## What is expected
Return each line of the data below verbatim; pictures are to be left out.

## Supplied information

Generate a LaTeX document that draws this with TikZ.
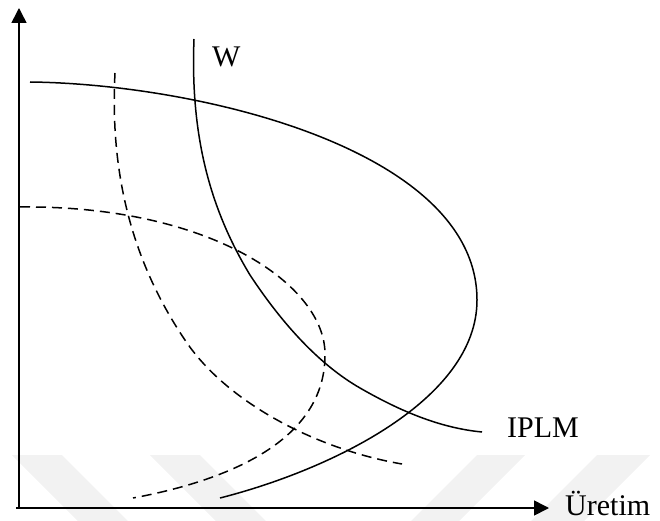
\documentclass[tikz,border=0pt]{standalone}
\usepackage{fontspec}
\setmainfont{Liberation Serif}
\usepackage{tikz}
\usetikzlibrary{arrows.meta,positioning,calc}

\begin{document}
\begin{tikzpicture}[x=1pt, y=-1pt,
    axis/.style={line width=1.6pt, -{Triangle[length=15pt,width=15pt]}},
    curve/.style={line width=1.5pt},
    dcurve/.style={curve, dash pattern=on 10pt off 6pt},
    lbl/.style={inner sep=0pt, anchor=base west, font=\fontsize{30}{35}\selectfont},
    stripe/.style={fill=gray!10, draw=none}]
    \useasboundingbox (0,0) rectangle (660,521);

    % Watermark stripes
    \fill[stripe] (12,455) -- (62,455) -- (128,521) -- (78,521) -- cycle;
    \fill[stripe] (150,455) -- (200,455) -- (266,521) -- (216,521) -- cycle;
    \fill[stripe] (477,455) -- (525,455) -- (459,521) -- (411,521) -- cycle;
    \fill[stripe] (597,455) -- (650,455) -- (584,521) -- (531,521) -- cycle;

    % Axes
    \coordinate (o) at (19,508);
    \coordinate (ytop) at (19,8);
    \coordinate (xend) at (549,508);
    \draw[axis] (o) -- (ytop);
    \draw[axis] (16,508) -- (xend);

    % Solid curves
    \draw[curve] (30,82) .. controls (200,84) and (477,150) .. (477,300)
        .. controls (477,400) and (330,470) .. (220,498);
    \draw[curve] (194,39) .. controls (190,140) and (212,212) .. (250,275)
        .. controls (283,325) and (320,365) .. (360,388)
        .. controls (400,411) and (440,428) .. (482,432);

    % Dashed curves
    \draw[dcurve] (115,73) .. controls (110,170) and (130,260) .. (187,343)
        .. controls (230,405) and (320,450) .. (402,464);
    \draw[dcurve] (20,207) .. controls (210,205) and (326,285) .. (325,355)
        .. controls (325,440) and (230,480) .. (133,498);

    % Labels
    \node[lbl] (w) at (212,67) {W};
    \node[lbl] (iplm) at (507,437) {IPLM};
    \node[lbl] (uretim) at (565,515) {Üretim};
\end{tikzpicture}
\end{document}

## Result of this task
Generate a LaTeX document that draws this with TikZ.
\documentclass[tikz,border=0pt]{standalone}
\usepackage{fontspec}
\setmainfont{Liberation Serif}
\usepackage{tikz}
\usetikzlibrary{arrows.meta,positioning,calc}

\begin{document}
\begin{tikzpicture}[x=1pt, y=-1pt,
    axis/.style={line width=1.6pt, -{Triangle[length=15pt,width=15pt]}},
    curve/.style={line width=1.5pt},
    dcurve/.style={curve, dash pattern=on 10pt off 6pt},
    lbl/.style={inner sep=0pt, anchor=base west, font=\fontsize{30}{35}\selectfont},
    stripe/.style={fill=gray!10, draw=none}]
    \useasboundingbox (0,0) rectangle (660,521);

    % Watermark stripes
    \fill[stripe] (12,455) -- (62,455) -- (128,521) -- (78,521) -- cycle;
    \fill[stripe] (150,455) -- (200,455) -- (266,521) -- (216,521) -- cycle;
    \fill[stripe] (477,455) -- (525,455) -- (459,521) -- (411,521) -- cycle;
    \fill[stripe] (597,455) -- (650,455) -- (584,521) -- (531,521) -- cycle;

    % Axes
    \coordinate (o) at (19,508);
    \coordinate (ytop) at (19,8);
    \coordinate (xend) at (549,508);
    \draw[axis] (o) -- (ytop);
    \draw[axis] (16,508) -- (xend);

    % Solid curves
    \draw[curve] (30,82) .. controls (200,84) and (477,150) .. (477,300)
        .. controls (477,400) and (330,470) .. (220,498);
    \draw[curve] (194,39) .. controls (190,140) and (212,212) .. (250,275)
        .. controls (283,325) and (320,365) .. (360,388)
        .. controls (400,411) and (440,428) .. (482,432);

    % Dashed curves
    \draw[dcurve] (115,73) .. controls (110,170) and (130,260) .. (187,343)
        .. controls (230,405) and (320,450) .. (402,464);
    \draw[dcurve] (20,207) .. controls (210,205) and (326,285) .. (325,355)
        .. controls (325,440) and (230,480) .. (133,498);

    % Labels
    \node[lbl] (w) at (212,67) {W};
    \node[lbl] (iplm) at (507,437) {IPLM};
    \node[lbl] (uretim) at (565,515) {Üretim};
\end{tikzpicture}
\end{document}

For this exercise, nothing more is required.